Military prosecutors in Moscow launched a criminal probe Tuesday into how a Russian soldier sneaked into the U.S. Embassy compound and was shot and wounded by a Marine guard.
The soldier, 19-year-old Yevgeny Ivanov, broke into the compound Monday evening and tried to take a car, which he then crashed, the Russian Foreign Ministry said in a statement Tuesday. A U.S. Marine guard was involved in the shooting, said an embassy spokeswoman, who asked not to be identified.
"He was warned several times to stop. He was subdued by force," said an embassy statement.
At the Sklifosofsky Hospital, director general Alexander Yermolov said Tuesday that the Russian soldier suffered five bullet wounds to his cheek, jaw, chest and forearm and was in stable condition following an operation.
The Foreign Ministry said Ivanov was accompanied by another soldier from his unit, whom it identified as 22-year-old Yevgeny Tailakov. It said Tailakov stayed outside the embassy fence during the incident, fled and was detained about two hours later.
Both soldiers had deserted their military construction unit, according to Russian news reports. The Foreign Ministry said they were heavily intoxicated at the time of the incident.
U.S. State Department spokesman James P. Rubin said the driver aimed the car at an embassy guard, who jumped on the hood. Diplomatic security agents ordered the driver in Russian and English to stop, but the driver refused and rammed several vehicles including the ambassador's limousine, Rubin said.
The driver then drove the car into an occupied guard booth and tried to run down the guard as he fled, at which point "several shots were fired at the driver," Rubin said, without specifying who fired the shots.
The military prosecutor's office in Moscow said it had opened a criminal probe against Ivanov on suspicion of stealing a vehicle.
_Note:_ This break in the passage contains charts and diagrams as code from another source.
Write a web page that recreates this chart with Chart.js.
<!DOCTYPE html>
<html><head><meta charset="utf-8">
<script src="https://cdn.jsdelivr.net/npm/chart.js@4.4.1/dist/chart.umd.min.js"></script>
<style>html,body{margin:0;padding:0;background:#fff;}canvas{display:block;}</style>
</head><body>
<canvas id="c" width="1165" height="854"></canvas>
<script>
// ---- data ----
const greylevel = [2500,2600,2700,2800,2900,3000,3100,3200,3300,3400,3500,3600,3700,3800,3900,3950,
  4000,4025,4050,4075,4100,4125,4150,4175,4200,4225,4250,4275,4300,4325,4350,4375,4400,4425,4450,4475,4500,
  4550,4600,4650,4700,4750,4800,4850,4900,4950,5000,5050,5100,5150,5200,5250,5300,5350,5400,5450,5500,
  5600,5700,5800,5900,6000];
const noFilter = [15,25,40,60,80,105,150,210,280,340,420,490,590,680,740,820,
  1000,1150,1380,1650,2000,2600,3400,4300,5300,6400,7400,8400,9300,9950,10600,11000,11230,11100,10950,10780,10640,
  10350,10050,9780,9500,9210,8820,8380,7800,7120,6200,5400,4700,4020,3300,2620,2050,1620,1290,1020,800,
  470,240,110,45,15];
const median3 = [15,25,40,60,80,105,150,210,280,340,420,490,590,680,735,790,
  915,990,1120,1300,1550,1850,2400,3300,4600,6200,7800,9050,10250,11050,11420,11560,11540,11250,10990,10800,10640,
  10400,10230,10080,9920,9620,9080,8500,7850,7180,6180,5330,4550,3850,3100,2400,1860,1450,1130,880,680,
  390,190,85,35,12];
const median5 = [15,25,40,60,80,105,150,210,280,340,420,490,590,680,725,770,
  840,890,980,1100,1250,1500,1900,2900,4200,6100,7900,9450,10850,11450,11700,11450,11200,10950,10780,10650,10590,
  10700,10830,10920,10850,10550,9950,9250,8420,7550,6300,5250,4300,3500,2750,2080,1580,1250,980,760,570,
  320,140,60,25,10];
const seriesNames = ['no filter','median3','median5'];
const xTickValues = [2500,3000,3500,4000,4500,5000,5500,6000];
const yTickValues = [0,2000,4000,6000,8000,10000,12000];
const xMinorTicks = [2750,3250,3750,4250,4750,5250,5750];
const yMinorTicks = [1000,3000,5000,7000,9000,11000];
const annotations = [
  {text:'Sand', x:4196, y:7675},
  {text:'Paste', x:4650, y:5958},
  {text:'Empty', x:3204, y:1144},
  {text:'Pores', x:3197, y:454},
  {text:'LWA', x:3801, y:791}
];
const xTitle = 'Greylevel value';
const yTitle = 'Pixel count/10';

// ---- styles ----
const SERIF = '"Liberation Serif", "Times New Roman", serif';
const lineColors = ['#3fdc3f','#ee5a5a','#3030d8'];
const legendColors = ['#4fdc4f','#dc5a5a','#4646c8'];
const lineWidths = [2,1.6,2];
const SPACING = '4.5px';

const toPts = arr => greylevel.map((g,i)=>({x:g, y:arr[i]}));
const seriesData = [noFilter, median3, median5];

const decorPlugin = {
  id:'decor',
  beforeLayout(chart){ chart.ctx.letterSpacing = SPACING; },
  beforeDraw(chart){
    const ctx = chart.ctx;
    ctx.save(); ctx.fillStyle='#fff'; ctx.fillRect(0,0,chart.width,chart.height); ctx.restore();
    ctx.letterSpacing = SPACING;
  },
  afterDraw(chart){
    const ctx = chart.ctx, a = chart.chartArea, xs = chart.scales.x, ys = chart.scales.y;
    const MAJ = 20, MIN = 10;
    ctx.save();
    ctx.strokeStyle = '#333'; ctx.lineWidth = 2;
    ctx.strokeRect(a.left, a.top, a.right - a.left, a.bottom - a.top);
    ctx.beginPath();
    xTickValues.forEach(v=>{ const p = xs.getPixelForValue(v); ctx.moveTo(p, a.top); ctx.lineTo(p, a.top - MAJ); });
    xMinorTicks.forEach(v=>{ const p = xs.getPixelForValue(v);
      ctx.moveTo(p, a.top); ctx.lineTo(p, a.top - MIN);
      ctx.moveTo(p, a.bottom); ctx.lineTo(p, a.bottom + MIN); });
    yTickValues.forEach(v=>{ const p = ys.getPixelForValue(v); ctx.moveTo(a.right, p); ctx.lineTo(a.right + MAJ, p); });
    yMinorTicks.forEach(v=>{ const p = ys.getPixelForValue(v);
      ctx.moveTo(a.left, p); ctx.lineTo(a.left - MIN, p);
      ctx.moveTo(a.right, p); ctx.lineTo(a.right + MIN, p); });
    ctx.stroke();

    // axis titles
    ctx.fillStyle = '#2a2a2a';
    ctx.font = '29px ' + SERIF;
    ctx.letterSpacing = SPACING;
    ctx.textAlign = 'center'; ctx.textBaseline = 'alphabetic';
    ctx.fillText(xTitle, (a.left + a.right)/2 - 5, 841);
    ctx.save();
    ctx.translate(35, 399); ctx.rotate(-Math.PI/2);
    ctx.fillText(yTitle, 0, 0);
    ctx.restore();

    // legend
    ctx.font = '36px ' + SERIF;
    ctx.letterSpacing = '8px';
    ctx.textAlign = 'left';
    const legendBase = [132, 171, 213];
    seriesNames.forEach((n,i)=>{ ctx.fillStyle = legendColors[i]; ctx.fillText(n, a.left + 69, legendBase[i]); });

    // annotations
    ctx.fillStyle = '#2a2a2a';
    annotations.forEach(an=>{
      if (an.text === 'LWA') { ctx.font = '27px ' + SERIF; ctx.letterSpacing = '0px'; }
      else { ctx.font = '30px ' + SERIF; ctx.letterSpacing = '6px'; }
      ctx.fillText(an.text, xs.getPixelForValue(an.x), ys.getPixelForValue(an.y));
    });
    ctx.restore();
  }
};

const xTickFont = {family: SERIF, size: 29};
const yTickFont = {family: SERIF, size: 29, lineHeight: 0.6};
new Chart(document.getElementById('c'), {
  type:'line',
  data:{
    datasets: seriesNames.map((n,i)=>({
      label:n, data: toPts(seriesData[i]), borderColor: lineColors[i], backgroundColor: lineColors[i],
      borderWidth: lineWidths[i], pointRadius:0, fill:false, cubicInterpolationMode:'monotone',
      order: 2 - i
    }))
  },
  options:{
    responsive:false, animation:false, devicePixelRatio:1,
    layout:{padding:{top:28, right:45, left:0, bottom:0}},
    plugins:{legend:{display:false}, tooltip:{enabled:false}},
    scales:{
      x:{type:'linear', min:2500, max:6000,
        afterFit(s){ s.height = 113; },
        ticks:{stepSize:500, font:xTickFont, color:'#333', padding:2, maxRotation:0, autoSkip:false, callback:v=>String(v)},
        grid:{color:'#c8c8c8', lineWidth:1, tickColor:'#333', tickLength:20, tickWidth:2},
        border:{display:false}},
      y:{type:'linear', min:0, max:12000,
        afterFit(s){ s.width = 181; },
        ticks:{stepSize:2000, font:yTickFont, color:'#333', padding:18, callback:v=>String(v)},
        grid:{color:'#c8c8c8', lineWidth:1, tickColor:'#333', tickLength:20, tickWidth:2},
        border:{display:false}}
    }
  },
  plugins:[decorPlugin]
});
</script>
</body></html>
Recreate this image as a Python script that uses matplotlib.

If convicted, he faces up to three years in prison, while desertion may add to his term.
In a statement cited by the Interfax news agency, the prosecutor's office said there were no immediate reasons to suspect "that the U.S. Marine who opened fire at the soldier had acted inadequately."
The shooting was the latest in a series of security incidents around the embassy, an imposing yellow and white building which faces the busy Garden Ring thoroughfare not far from the Kremlin.
On March 28, 1999, gunmen armed with grenade-launchers and an assault rifle sprayed gunfire at the main building before being driven off by police firing pistols.
The attack was believed linked to protests against NATO's bombing of Yugoslavia and followed several days of noisy demonstrations during which protesters pelted the embassy with eggs and paint.
In September 1995, an attacker fired a rocket-propelled grenade into an empty embassy office less than a month after a bomb was found and dismantled near the building. Another bomb damaged a ar near the embassy about a year ago following telephone threats over U.S. attacks on Iraq.